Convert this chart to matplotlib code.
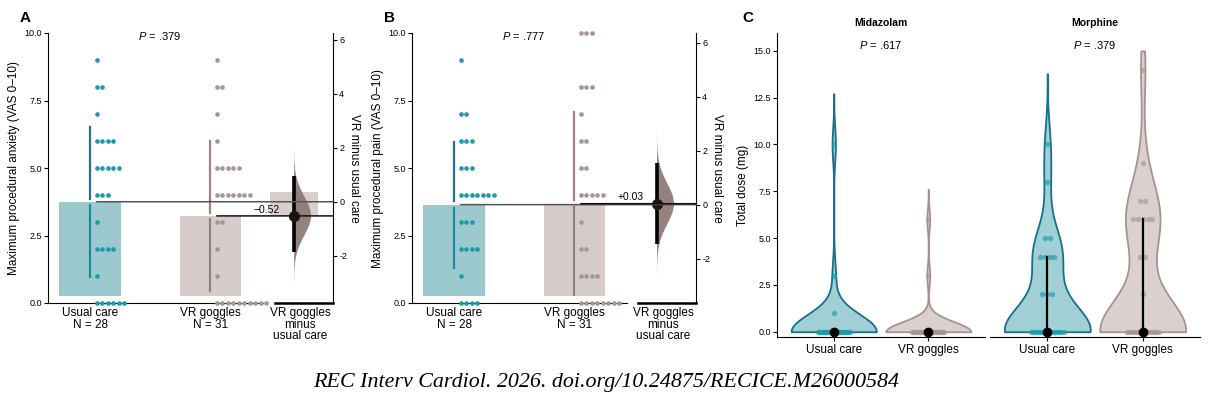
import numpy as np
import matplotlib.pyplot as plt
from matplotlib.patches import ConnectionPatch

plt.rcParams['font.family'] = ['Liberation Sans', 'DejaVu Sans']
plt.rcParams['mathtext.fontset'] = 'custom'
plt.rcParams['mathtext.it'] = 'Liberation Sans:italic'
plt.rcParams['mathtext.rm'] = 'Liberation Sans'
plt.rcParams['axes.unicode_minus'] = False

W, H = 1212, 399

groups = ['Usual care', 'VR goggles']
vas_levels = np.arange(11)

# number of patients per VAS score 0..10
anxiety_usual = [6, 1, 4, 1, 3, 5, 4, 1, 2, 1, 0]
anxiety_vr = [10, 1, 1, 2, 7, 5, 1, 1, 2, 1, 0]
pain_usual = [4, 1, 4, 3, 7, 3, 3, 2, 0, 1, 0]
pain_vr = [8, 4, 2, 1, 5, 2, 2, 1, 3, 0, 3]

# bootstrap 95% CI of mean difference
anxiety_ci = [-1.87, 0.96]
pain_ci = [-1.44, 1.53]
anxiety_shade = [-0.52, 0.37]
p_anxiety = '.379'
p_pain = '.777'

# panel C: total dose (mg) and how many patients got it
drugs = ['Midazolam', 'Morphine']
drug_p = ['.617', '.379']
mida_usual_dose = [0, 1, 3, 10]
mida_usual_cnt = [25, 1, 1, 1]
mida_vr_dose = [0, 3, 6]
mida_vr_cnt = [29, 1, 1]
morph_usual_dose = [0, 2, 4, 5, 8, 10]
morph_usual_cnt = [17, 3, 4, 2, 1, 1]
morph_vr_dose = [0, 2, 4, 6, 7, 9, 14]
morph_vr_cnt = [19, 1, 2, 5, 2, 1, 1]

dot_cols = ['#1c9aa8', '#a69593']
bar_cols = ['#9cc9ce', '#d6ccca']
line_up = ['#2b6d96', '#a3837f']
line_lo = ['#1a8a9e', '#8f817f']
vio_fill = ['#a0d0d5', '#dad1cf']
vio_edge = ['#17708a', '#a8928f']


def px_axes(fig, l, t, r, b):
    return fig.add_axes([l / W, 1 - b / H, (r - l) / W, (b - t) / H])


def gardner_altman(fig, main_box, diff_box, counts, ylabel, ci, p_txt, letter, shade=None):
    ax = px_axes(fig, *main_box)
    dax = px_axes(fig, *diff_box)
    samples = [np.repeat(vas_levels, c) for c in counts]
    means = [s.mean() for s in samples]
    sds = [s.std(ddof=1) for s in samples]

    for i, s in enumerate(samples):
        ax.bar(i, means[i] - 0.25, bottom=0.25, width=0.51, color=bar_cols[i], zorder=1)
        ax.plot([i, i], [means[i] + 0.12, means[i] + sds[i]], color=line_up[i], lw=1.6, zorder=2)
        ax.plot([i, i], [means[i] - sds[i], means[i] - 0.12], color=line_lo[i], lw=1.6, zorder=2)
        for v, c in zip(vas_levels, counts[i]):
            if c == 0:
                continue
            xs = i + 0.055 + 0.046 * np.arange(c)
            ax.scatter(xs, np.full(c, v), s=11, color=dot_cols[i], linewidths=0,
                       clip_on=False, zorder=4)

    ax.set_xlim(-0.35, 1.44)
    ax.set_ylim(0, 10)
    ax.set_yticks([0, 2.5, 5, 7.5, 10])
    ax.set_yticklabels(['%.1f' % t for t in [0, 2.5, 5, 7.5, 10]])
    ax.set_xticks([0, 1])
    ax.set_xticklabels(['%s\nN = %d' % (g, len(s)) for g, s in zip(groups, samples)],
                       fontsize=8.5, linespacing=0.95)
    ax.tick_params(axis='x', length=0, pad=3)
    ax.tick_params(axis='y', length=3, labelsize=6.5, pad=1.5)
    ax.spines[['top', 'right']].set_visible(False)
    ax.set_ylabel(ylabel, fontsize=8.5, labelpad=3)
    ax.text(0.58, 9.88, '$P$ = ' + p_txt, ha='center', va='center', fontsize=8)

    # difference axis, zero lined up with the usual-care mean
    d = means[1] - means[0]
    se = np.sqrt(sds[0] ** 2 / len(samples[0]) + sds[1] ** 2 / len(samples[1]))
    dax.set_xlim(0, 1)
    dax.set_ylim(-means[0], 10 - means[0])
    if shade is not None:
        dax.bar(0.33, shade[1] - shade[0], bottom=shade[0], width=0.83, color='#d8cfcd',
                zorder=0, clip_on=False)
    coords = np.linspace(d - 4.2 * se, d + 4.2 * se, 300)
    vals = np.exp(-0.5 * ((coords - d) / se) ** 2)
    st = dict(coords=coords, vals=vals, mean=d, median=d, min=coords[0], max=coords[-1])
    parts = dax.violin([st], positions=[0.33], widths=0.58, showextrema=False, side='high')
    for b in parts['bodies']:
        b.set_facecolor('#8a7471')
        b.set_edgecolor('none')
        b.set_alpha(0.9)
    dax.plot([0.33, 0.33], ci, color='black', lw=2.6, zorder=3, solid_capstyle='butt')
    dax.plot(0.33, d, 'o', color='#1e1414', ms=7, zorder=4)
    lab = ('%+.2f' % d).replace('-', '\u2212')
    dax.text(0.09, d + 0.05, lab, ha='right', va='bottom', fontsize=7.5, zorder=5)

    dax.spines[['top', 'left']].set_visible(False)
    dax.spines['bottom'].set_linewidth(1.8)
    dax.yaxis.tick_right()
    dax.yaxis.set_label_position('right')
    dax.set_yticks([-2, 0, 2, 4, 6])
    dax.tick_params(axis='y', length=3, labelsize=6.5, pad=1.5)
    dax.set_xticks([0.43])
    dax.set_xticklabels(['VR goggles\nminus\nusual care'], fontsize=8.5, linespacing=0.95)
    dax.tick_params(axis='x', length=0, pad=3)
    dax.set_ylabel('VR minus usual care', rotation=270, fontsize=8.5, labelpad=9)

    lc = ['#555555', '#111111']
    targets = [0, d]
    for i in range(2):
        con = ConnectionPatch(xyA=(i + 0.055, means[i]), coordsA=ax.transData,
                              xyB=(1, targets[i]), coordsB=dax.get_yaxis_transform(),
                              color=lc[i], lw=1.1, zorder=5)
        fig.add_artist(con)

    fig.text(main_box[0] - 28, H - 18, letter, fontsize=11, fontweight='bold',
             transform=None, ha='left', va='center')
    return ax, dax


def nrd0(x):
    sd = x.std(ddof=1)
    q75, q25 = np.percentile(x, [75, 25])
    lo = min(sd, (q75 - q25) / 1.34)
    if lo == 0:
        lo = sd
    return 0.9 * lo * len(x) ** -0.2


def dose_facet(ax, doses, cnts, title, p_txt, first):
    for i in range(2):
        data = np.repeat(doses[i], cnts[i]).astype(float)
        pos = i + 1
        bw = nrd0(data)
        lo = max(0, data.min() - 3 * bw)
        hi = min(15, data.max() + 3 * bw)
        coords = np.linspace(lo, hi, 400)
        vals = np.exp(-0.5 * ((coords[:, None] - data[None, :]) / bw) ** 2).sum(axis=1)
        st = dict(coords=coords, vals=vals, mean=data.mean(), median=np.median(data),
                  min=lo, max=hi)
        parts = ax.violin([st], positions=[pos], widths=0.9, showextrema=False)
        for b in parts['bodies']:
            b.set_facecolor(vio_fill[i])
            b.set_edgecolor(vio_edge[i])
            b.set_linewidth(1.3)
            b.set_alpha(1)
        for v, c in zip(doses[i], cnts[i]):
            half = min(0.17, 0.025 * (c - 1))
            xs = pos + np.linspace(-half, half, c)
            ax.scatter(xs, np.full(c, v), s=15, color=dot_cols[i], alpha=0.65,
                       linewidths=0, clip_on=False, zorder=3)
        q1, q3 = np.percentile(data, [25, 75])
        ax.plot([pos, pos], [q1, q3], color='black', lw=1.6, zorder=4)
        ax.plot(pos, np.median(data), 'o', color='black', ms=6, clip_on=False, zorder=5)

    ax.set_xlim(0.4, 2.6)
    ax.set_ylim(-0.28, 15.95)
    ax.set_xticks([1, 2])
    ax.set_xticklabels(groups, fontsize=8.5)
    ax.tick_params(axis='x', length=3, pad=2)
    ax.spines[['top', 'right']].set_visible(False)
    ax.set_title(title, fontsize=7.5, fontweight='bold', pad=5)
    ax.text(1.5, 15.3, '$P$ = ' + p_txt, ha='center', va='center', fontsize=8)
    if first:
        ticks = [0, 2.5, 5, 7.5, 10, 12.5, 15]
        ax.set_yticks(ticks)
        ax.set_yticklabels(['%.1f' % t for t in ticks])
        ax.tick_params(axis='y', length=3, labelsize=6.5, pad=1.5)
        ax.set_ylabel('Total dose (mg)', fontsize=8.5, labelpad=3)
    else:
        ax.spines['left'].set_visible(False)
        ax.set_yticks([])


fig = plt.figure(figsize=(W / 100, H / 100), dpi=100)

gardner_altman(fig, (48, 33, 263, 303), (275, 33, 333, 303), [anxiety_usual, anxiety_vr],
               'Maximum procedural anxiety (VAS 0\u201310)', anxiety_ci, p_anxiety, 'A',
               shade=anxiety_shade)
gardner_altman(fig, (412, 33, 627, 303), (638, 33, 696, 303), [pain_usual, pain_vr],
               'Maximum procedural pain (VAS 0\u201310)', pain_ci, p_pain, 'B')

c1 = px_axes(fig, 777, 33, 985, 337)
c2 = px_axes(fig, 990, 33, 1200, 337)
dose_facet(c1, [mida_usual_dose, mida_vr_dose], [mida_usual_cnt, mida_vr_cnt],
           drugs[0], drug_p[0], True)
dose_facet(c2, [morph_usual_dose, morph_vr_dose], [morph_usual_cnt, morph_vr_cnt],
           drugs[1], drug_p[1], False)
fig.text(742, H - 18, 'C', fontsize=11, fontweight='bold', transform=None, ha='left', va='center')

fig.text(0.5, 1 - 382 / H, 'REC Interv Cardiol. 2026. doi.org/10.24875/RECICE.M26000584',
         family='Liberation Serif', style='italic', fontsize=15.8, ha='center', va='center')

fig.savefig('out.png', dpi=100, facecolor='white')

GOAL OF THE EXERCISE
Copy nothing but the lines from the top of the data down to the line containing "morph_vr_cnt = [19, 1, 2, 5, 2, 1, 1]", and leave the pictures out.

COMPLETED EXERCISE
Convert this chart to matplotlib code.
import numpy as np
import matplotlib.pyplot as plt
from matplotlib.patches import ConnectionPatch

plt.rcParams['font.family'] = ['Liberation Sans', 'DejaVu Sans']
plt.rcParams['mathtext.fontset'] = 'custom'
plt.rcParams['mathtext.it'] = 'Liberation Sans:italic'
plt.rcParams['mathtext.rm'] = 'Liberation Sans'
plt.rcParams['axes.unicode_minus'] = False

W, H = 1212, 399

groups = ['Usual care', 'VR goggles']
vas_levels = np.arange(11)

# number of patients per VAS score 0..10
anxiety_usual = [6, 1, 4, 1, 3, 5, 4, 1, 2, 1, 0]
anxiety_vr = [10, 1, 1, 2, 7, 5, 1, 1, 2, 1, 0]
pain_usual = [4, 1, 4, 3, 7, 3, 3, 2, 0, 1, 0]
pain_vr = [8, 4, 2, 1, 5, 2, 2, 1, 3, 0, 3]

# bootstrap 95% CI of mean difference
anxiety_ci = [-1.87, 0.96]
pain_ci = [-1.44, 1.53]
anxiety_shade = [-0.52, 0.37]
p_anxiety = '.379'
p_pain = '.777'

# panel C: total dose (mg) and how many patients got it
drugs = ['Midazolam', 'Morphine']
drug_p = ['.617', '.379']
mida_usual_dose = [0, 1, 3, 10]
mida_usual_cnt = [25, 1, 1, 1]
mida_vr_dose = [0, 3, 6]
mida_vr_cnt = [29, 1, 1]
morph_usual_dose = [0, 2, 4, 5, 8, 10]
morph_usual_cnt = [17, 3, 4, 2, 1, 1]
morph_vr_dose = [0, 2, 4, 6, 7, 9, 14]
morph_vr_cnt = [19, 1, 2, 5, 2, 1, 1]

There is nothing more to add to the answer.